_GOAL_. Search the material below for the word "this" and copy every line in which it occurs.

_DATA FOR PROCESSING_.

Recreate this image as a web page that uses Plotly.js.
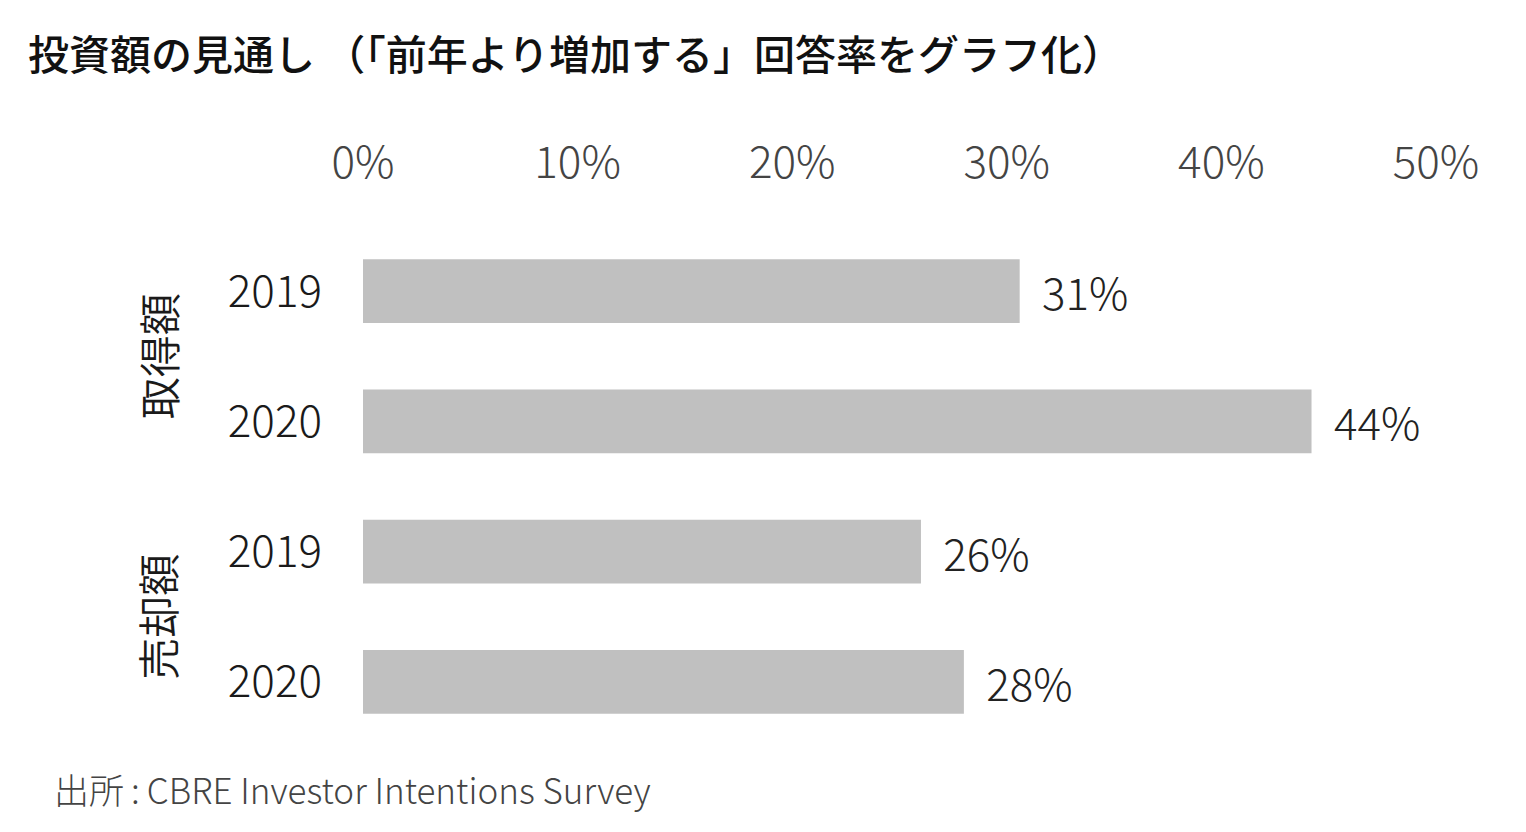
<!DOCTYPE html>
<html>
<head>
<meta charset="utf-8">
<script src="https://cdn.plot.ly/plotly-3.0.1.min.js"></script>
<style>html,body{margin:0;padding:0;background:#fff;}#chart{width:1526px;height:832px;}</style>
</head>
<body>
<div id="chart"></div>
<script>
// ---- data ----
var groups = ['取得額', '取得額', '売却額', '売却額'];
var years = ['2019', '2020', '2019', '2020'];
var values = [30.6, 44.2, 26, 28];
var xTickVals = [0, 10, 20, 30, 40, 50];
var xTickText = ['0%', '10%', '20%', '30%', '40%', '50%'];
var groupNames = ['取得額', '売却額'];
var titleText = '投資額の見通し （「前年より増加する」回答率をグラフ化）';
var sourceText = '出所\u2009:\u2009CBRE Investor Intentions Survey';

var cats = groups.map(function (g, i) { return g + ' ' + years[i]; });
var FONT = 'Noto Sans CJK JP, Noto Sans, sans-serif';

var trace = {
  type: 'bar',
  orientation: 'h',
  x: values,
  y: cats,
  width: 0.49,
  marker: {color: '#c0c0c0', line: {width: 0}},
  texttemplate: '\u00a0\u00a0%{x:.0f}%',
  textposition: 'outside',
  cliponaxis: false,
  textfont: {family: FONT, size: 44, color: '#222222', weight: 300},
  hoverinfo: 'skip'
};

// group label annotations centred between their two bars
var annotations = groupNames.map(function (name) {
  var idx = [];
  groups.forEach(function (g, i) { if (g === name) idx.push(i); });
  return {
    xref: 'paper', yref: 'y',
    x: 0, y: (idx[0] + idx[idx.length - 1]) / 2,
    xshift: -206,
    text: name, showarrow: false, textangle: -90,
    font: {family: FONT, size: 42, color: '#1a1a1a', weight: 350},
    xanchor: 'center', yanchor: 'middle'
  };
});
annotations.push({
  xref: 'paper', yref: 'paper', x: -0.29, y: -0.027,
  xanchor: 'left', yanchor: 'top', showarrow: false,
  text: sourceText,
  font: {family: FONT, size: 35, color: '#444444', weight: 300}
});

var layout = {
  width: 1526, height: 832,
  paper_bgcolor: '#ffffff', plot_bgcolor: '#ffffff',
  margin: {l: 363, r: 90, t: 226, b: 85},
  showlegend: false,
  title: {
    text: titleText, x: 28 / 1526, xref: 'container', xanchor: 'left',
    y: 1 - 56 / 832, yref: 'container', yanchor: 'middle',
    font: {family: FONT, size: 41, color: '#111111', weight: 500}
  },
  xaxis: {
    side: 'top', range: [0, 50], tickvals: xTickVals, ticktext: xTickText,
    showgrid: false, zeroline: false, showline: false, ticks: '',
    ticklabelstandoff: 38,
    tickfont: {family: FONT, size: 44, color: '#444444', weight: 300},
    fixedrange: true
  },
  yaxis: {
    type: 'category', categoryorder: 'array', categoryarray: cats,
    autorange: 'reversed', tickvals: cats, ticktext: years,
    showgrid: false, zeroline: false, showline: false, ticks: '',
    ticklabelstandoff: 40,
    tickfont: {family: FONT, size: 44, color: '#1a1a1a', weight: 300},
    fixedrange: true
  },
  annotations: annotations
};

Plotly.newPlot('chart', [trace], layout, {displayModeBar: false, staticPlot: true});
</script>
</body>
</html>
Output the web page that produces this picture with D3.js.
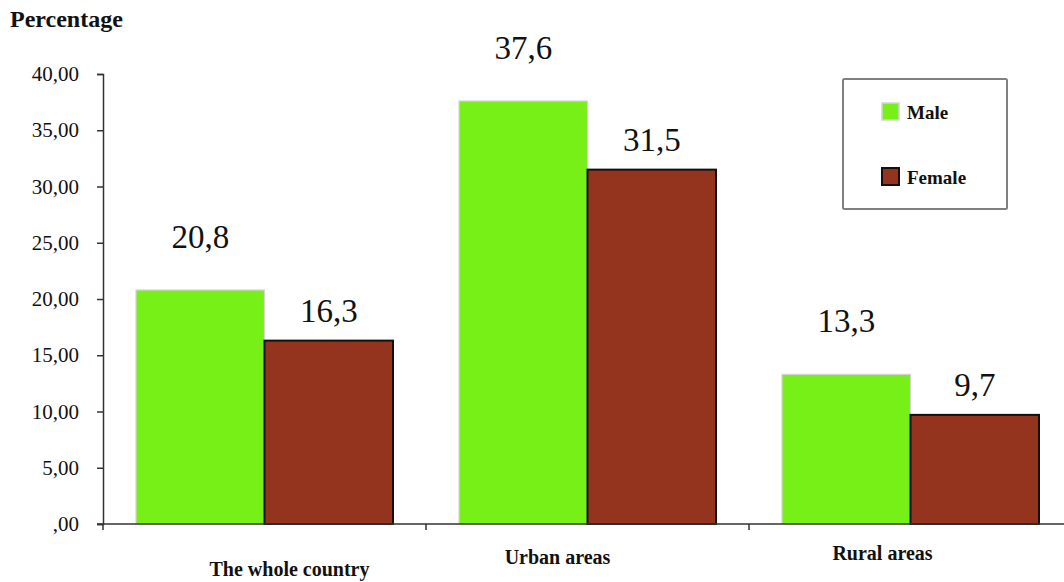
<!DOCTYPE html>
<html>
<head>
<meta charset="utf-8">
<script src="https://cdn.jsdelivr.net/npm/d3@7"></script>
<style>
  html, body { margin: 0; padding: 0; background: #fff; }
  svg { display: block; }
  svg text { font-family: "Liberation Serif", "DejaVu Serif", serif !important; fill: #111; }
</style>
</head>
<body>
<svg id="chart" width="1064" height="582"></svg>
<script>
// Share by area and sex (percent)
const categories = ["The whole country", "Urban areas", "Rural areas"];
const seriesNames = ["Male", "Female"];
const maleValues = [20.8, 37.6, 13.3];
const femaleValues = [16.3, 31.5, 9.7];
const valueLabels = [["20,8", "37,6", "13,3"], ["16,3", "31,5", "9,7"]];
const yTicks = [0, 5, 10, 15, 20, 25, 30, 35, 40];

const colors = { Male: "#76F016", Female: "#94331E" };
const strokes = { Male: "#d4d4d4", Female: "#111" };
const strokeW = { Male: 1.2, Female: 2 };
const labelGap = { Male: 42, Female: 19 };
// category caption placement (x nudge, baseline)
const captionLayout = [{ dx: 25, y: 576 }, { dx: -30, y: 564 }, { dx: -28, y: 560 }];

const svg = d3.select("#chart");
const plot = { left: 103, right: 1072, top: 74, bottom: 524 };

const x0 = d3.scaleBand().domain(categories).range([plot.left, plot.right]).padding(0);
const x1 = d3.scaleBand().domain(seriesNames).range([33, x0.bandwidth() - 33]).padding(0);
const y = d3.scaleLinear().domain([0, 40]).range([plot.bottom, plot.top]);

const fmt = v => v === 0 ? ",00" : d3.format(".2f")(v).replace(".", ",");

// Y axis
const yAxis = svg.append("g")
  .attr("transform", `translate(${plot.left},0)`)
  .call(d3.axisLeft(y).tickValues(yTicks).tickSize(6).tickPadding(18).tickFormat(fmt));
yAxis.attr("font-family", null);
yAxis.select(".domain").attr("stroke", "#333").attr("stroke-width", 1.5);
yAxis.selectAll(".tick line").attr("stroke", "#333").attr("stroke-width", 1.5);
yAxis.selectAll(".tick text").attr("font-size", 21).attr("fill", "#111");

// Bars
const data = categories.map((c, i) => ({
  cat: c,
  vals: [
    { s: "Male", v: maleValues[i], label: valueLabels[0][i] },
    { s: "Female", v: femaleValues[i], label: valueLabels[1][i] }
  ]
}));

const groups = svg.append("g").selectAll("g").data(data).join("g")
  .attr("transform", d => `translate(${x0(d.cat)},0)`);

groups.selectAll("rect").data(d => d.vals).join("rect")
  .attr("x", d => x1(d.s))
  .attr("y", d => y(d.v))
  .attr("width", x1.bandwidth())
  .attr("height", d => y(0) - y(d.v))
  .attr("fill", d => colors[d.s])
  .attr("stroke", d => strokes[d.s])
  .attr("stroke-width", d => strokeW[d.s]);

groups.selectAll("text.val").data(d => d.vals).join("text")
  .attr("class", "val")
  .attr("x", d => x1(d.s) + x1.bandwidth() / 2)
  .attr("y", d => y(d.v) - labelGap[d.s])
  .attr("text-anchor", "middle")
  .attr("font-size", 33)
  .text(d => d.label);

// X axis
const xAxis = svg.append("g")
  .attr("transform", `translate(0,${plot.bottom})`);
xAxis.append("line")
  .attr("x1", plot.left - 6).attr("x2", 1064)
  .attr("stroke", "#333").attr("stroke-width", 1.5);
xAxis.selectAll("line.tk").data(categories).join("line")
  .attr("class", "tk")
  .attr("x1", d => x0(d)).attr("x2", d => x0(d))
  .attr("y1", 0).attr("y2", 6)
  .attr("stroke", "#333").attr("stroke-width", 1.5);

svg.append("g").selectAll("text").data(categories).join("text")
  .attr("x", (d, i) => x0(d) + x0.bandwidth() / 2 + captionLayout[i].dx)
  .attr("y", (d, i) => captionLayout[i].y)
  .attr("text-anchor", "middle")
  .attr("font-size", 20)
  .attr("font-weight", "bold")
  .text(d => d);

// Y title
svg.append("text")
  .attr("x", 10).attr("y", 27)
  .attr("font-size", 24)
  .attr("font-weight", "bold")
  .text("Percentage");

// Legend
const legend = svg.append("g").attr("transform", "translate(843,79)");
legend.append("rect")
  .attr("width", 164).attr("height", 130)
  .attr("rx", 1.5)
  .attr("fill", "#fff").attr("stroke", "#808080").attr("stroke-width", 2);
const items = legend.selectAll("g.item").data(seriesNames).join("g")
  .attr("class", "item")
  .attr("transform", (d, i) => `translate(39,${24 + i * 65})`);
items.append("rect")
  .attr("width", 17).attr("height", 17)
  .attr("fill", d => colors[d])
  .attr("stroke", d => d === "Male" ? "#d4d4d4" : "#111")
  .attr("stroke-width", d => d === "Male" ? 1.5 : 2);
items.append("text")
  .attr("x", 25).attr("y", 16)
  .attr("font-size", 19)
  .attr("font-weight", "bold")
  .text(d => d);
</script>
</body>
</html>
==
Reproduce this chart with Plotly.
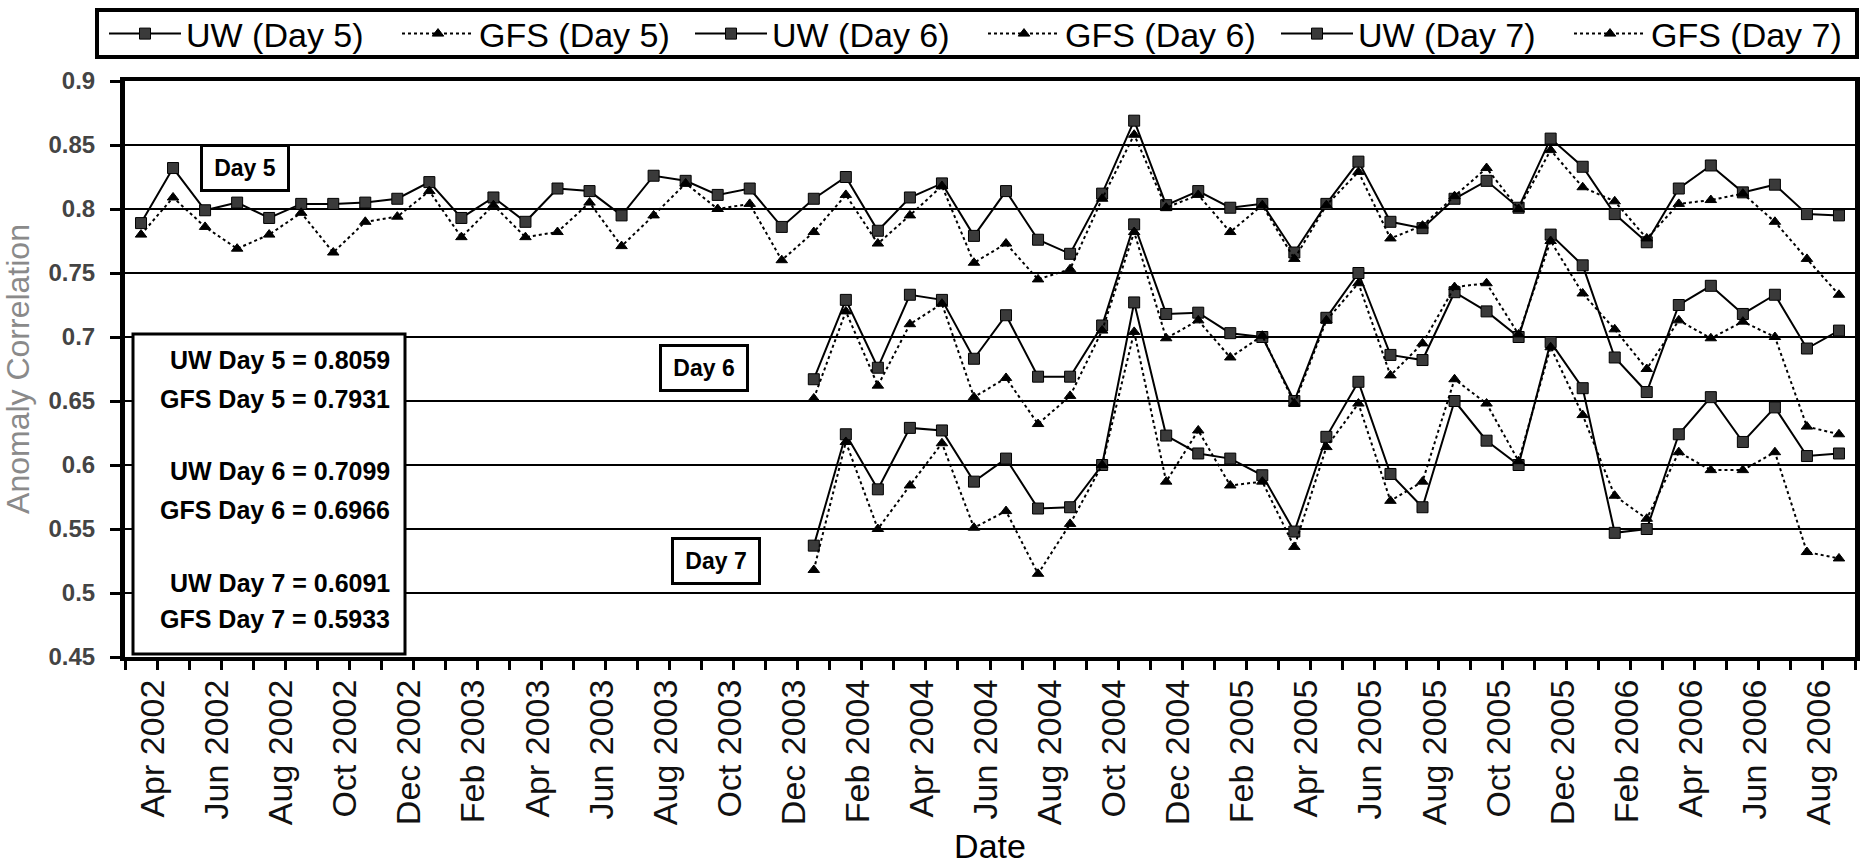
...
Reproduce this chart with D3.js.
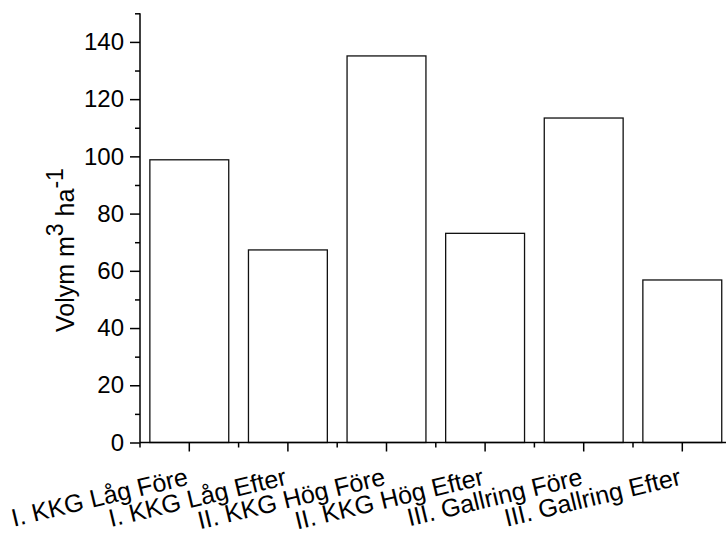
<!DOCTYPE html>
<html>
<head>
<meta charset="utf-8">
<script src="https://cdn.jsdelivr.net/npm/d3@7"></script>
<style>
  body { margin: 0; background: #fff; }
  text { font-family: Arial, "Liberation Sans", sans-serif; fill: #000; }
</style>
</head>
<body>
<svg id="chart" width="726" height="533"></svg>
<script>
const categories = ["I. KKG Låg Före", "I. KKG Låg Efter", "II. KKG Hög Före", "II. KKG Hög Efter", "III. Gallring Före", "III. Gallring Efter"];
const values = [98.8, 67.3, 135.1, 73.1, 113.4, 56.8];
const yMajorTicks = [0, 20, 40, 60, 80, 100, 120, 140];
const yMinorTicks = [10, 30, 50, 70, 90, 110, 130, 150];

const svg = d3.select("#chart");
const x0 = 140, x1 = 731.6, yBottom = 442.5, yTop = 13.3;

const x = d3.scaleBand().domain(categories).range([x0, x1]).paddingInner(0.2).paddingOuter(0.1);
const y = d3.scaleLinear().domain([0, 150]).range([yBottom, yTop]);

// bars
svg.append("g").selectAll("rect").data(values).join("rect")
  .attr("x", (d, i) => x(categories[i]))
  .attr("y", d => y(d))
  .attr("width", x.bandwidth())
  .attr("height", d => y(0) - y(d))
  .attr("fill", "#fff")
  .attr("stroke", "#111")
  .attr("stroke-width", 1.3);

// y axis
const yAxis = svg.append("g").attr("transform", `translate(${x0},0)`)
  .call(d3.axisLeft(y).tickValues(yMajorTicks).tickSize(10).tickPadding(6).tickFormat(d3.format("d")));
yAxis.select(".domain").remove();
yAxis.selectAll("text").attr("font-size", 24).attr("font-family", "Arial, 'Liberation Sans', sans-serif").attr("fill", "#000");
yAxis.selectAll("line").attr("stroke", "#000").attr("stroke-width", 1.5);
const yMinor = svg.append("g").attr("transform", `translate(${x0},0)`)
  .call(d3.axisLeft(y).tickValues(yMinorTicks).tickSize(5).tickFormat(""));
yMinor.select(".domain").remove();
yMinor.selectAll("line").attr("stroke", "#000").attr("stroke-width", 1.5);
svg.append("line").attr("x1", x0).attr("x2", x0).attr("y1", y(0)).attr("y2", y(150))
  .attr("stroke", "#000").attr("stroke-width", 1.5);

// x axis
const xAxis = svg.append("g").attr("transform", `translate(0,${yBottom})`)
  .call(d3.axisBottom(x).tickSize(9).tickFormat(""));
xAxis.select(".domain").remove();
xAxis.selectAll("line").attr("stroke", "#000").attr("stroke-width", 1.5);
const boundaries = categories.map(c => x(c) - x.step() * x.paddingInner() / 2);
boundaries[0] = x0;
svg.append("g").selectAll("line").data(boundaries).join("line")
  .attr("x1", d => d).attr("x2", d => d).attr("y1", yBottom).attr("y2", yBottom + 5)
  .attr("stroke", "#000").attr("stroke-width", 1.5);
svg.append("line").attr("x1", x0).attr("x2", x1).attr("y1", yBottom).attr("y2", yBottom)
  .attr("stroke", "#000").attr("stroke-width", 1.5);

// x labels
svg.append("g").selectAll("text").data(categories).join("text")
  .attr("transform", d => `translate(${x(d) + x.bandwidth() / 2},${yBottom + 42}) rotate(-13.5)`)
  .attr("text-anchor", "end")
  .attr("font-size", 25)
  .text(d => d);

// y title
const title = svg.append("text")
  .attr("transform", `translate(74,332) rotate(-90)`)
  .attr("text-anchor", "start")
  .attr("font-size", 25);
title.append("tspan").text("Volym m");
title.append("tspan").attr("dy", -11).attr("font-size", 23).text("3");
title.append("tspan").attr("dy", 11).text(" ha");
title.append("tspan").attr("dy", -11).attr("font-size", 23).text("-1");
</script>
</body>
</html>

_TASK OUTPUT_.
Recreate this image as a web page that uses Plotly.js.
Output the web page that produces this picture with D3.js.
Reproduce this chart with Plotly.
Reproduce this chart with D3.js.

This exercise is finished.